The Days Burn Like Paper

The Days Burn Like Paper

The Days Burn Like Paper

Petra Couvée

For decades, Korney Chukovsky stood at the center of Russian literary life and knew virtually everyone who set the course for 20th-century Russian art and literature, from Maxim Gorky and Ilya Repin to Anna Akhmatova, Vladimir Mayakovsky, and Aleksandr Solzhenitsyn. He lived through two tsars and four Soviet leaders, each with their own sizeable dictatorship, three revolutions, four wars, famine, terror, and evacuation. The lives of Chukovsky and his family were shaped by this torrent of historical events and political upheavals.

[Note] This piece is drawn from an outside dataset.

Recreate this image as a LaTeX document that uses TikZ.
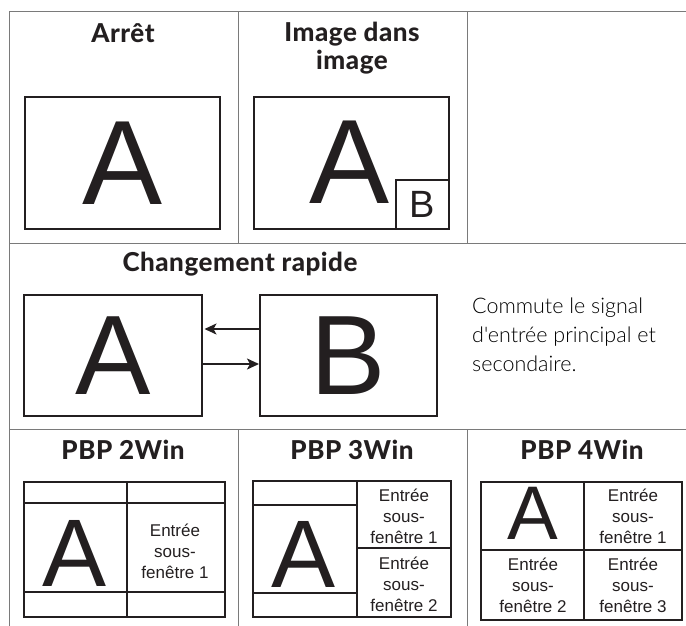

In the skilled hands of writer Petra Couvée, The Days Burn Like Paper tells the story of the Russian twentieth century through the Chukovsky family, of which Korney and his daughter Lydia, also a writer, became the most famous members. It asks the reader for a more nuanced assessment of loyalists and dissidents, good and bad writers. Korney Chukovsky was born in 1882 in the Russian Empire, under Tsar Alexander III, and died in 1969 in the Soviet Union, when Leonid Brezhnev was in power. Chukovsky was an all-round man of letters: critic, children’s book writer, translator, writer of memoirs, and author of a three-volume diary.